The HIAPER Airborne Radiation Package (HARP) instrumentation is a comprehensive atmospheric radiation suite to measure spectrally resolved actinic flux and horizontally stabilized irradiance. HARP was developed in a collaborative effort between NCAR, the University of Colorado, the Leibniz-Institute for Tropospheric Research, Metcon, Inc and Enviscope GmbH. The package is part of the HIAPER Aircraft Instrumentation Solicitation (HAIS), funded by NSF. Aircraft deployments include the NSF/NCAR GV and C-130 aircraft.
The actinic flux instruments were recently upgraded to allow for faster time response, noise reduction, improved reliability and long-term stability. The upgrades included improved spectrometers, modern electronics, temperature control, a compact NUC computer, and updated data acquisition and control software.

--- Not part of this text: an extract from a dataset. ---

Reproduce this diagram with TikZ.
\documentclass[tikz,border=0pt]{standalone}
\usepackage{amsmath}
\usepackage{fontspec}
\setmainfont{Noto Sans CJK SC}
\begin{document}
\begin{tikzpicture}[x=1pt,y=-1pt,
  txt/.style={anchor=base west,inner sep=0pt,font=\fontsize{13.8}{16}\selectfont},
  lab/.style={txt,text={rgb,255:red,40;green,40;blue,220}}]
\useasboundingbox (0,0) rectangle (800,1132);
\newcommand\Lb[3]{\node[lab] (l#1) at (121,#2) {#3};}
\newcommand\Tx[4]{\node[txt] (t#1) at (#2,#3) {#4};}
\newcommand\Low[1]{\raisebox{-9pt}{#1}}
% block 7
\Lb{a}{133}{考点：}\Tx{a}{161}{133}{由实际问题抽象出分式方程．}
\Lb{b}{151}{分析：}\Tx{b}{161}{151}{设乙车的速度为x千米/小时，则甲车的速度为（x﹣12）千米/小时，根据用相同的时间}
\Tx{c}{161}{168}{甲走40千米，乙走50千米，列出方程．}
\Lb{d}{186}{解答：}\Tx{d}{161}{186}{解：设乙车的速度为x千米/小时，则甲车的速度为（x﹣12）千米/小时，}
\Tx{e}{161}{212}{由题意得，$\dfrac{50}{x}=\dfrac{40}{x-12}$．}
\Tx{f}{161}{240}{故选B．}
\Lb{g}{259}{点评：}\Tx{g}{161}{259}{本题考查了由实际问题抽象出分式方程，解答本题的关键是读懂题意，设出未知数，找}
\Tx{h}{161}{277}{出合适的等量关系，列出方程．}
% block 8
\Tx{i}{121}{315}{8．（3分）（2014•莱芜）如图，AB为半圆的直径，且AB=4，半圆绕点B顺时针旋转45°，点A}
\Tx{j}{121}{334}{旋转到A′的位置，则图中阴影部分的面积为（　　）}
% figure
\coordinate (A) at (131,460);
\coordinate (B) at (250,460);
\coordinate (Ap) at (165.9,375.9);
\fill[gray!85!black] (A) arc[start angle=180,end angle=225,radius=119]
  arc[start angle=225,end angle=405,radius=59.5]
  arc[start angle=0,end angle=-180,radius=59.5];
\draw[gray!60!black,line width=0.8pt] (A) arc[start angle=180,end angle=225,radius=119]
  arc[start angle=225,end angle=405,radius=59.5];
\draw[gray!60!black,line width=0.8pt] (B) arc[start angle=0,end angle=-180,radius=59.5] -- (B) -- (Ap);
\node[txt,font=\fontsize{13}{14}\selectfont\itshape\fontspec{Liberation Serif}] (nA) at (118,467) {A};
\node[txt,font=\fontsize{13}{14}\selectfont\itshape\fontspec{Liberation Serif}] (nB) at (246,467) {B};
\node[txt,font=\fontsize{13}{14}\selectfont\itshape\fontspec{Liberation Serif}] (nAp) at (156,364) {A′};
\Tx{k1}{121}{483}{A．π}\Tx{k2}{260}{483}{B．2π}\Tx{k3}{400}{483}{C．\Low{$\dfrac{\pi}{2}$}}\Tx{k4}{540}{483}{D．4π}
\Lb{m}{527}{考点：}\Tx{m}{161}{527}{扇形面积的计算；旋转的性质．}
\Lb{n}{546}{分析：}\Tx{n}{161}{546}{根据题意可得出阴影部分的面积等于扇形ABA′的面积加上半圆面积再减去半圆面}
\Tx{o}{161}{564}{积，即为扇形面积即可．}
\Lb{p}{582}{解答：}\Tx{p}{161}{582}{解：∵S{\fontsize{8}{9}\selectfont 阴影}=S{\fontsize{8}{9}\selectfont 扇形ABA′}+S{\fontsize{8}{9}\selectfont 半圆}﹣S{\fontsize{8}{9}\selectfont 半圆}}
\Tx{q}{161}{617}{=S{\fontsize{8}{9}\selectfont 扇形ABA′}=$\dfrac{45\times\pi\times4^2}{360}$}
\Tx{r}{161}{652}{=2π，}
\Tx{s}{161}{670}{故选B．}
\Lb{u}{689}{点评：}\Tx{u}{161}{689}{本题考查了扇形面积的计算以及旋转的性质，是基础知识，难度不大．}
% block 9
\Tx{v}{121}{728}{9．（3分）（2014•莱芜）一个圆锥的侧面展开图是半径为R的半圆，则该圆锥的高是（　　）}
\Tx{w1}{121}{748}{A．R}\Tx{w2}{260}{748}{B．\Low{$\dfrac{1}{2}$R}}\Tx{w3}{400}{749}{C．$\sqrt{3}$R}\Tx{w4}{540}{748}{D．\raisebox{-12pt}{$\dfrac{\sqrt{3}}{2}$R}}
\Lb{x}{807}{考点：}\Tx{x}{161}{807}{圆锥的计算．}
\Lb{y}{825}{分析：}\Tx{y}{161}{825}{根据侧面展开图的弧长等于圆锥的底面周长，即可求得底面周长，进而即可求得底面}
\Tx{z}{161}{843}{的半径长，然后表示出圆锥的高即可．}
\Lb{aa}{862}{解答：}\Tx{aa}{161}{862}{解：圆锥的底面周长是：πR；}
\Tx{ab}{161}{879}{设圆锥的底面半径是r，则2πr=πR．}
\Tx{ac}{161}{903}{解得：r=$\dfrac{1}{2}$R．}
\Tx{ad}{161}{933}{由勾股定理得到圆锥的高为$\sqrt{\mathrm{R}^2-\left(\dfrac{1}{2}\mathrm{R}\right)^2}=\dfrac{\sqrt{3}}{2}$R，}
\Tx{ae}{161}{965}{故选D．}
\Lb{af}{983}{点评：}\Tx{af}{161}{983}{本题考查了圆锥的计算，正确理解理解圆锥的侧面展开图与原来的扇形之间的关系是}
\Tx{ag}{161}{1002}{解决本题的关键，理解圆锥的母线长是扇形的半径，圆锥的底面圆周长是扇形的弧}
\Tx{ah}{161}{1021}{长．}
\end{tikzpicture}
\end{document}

The irradiance instruments are operated as a collaboration between the ARIM group and Dr. Sebastian Schmidt at the University of Colorado. The ARIM group is responsible for the instrumentation and field measurements. This includes maintenance, calibration, deployment and calculation of down- and up-welling irradiance. The CU team then processes the calibrated irradiance for products related to the Earth’s energy budget including net irradiance, spectral absorption, aerosol and surface characteristics, and albedo.
The Charged-coupled device Actinic Flux Spectroradiometers (CAFS) instruments were designed and developed in the ARIM laboratory for aircraft and ground-based operations. The instruments measure spectrally resolved down- and up-welling in situ ultraviolet and visible actinic flux from approximately 280-650 nm. Aircraft deployments include the NASA DC-8 and WB-57 aircraft. Previous scanning instruments also flew on the NASA P-3B and NOAA WP-3D aircraft.
Figure 1. CAFS zenith and nadir (downwelling and upwelling) optics on the NASA DC-8 aircraft in Broomfield, CO during the ATom campaign.
Figure 2. HARP zenith (downwelling) optics on the NSF/NCAR GV aircraft in Salina, KS during the NSF DC3 campaign.
Figure 3. CAFS zenith and nadir (downwelling and upwelling) optics on the NASA WB-57 aircraft in Houston, TX during the AVE-Houston campaign.
Figure 4. Downwelling optics in Utqiaġvik, Alaska during the OASIS campaign.